→ **INFORMATION SHOWN**
* Begin *
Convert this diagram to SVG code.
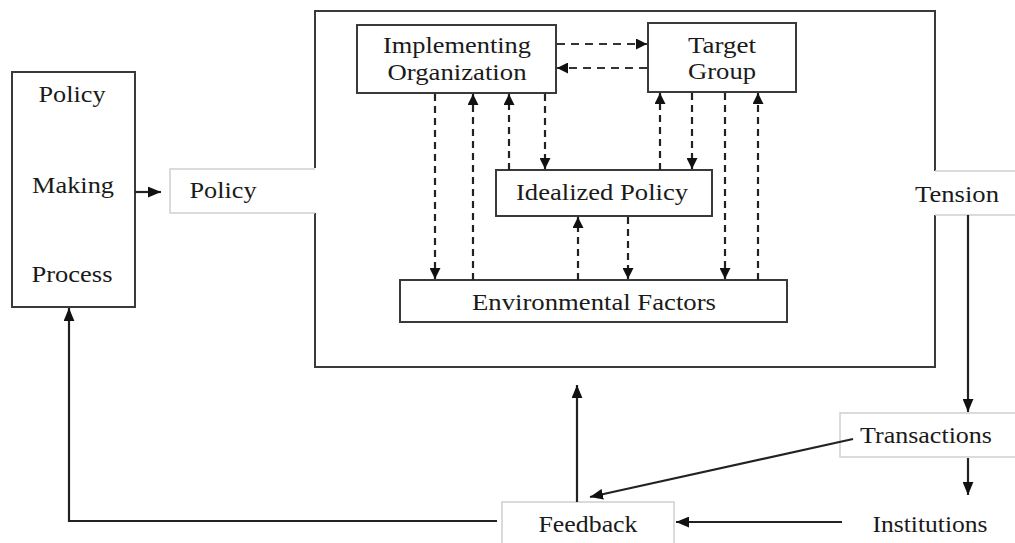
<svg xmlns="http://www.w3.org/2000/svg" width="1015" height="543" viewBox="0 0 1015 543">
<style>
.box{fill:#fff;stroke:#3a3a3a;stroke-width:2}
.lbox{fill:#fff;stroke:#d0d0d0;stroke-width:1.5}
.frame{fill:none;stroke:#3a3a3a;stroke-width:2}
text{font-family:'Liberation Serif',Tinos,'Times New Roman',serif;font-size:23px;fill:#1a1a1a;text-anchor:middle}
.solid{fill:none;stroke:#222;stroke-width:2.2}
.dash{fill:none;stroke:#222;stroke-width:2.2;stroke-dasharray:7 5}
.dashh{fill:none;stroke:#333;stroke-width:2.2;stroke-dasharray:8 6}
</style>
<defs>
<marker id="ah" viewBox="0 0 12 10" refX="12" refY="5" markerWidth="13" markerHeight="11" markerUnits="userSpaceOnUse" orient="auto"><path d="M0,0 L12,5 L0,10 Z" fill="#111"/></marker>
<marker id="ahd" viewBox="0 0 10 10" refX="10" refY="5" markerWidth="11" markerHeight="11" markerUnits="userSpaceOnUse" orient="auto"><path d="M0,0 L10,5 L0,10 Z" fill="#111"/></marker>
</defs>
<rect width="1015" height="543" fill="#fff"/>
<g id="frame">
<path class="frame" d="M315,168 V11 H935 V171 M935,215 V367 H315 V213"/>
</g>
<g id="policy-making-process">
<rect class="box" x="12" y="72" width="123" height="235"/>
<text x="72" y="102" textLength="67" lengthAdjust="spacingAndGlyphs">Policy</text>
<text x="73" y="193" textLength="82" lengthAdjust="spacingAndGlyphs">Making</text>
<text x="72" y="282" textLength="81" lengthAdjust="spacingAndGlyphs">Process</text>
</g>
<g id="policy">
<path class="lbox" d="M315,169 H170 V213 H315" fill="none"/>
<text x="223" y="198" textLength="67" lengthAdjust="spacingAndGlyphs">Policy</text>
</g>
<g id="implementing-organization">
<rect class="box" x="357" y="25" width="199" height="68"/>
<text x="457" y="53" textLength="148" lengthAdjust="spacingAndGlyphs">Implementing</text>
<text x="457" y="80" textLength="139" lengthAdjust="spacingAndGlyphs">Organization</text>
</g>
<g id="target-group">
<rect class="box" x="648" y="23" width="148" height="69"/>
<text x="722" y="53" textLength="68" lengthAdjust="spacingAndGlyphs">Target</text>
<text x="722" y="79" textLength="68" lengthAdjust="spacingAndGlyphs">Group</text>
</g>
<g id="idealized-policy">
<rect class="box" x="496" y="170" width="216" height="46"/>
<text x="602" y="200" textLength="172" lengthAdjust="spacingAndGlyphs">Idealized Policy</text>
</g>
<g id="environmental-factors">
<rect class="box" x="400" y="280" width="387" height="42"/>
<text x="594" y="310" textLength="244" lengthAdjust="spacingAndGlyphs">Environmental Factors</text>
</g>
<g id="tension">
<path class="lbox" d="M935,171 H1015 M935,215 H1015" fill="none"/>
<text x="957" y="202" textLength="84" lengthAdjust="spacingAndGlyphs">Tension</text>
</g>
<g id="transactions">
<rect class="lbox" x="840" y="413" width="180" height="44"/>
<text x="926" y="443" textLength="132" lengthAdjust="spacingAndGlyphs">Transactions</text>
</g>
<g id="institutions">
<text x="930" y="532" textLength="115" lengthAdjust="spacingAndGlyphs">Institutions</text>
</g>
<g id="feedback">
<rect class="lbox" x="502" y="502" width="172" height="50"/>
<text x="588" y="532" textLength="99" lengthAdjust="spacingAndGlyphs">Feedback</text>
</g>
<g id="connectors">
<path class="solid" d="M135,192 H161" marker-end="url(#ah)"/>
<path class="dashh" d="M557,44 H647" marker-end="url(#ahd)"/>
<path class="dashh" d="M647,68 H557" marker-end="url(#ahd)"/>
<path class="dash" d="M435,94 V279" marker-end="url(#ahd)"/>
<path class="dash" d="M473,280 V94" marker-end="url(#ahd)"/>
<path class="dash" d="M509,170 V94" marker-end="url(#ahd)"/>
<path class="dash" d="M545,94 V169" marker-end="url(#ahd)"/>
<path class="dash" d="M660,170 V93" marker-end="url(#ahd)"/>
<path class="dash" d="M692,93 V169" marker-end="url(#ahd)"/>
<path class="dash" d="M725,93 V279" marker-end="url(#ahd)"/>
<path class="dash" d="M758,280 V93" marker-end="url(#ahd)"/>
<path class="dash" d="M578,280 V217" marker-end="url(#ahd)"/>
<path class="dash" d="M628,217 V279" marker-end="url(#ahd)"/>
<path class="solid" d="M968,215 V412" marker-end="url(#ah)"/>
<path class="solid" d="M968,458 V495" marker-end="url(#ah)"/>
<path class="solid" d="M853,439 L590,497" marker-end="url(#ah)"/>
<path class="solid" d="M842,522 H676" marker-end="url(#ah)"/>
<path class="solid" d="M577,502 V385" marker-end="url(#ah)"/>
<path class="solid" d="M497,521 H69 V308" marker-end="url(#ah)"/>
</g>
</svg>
* End *
* Begin *
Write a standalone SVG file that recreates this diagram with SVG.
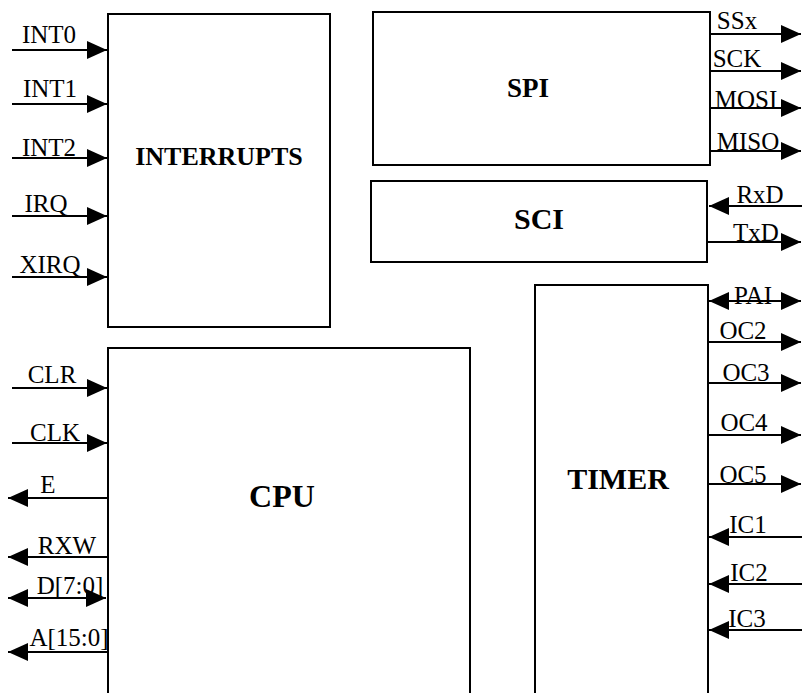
* End *
* Begin *
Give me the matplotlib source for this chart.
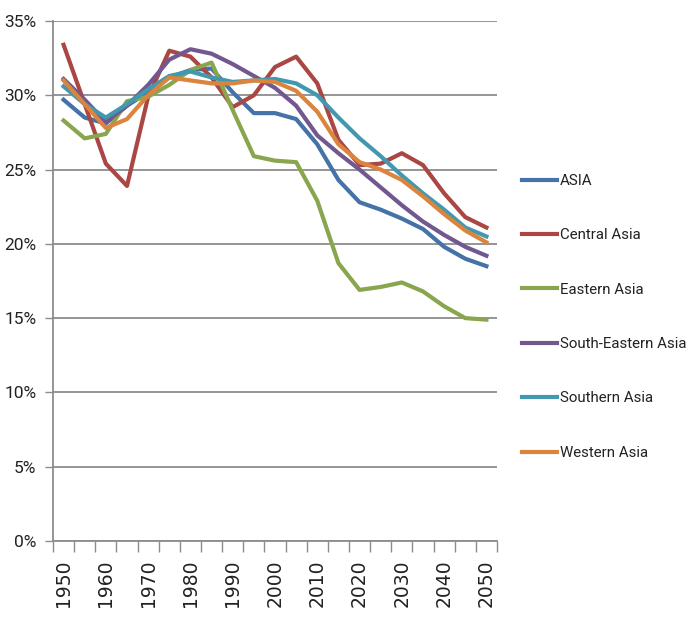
* End *
Which lines in the records above contain the string "diagram"? Copy each one.

Convert this diagram to SVG code.
Write a standalone SVG file that recreates this diagram with SVG.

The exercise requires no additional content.